На цыган фашисты охотились, как на дичь. Я нигде ничего не встречал официального на этот счёт, но ведь на Украине цыгане подлежали такому же немедленному уничтожению, как и евреи.
Паспорт имел решающее значение. Проверяли паспорта на улицах, проверяли, прочёсывая дома. Затем — внешность. Людям с тёмными волосами и глазами, с длинным носом лучше было не показываться на улице. Цыган везли в Бабий Яр целыми таборами, причём они, кажется, до последнего момента не понимали, что с ними делают.

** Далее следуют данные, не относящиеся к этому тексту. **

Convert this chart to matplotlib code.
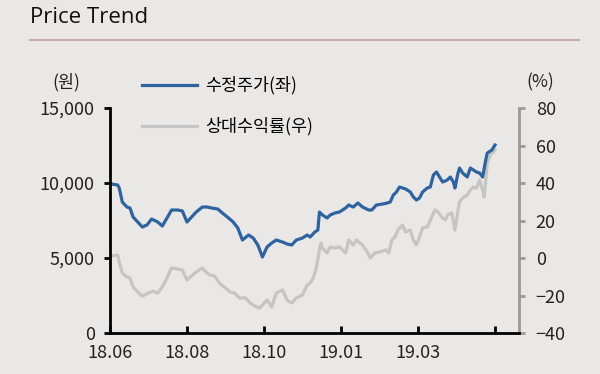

К старому дворнику нашей школы Ратуеву пришёл немецкий солдат, потребовал, чтобы старик взял лопату и шёл за ним. Они пришли в парк культуры, там другой солдат караулил девушку-еврейку. Старику велели копать яму. Когда она была готова, девушку спихнули в неё, но она стала кричать и карабкаться, тогда солдат стал бить её лопатой по голове и засыпать землёй. Но она поднималась и сидела, и он снова рубил её по голове. Наконец, засыпали и притоптали. Старик думал, что и с ним будет то же, но его отпустили.
Сколько всего человек было убито в Бабьем Яре в период 1941—1943 годов, никто не знает. Кто-то утверждает, что более 50 тыс., кто-то настаивает на цифрах от 70 до 120 тыс., а кто-то и вовсе оценивает число жертв в 200 тыс. человек. Кстати, после войны советское правительство попыталось скрыть правду о жертвах Бабьего Яра. До начала 1960-х история замалчивалась, а место преступления и вовсе пытались застроить жилым комплексом и парком. Но в 1961 году случилась ещё одна трагедия: земляной вал, ограждавший овраг от домов, не выдержал обильного таяния снегов и превратился в селевой поток, унёсший жизни около 1,5 тыс. человек (по неофициальным данным). В том же году Евгений Евтушенко написал поэму, строчка из которой приводилась выше. Люди заговорили об этом страшном преступлении, несмотря на запреты и наказания, — и власти пришлось принять тот факт, что произошедшего не скроешь.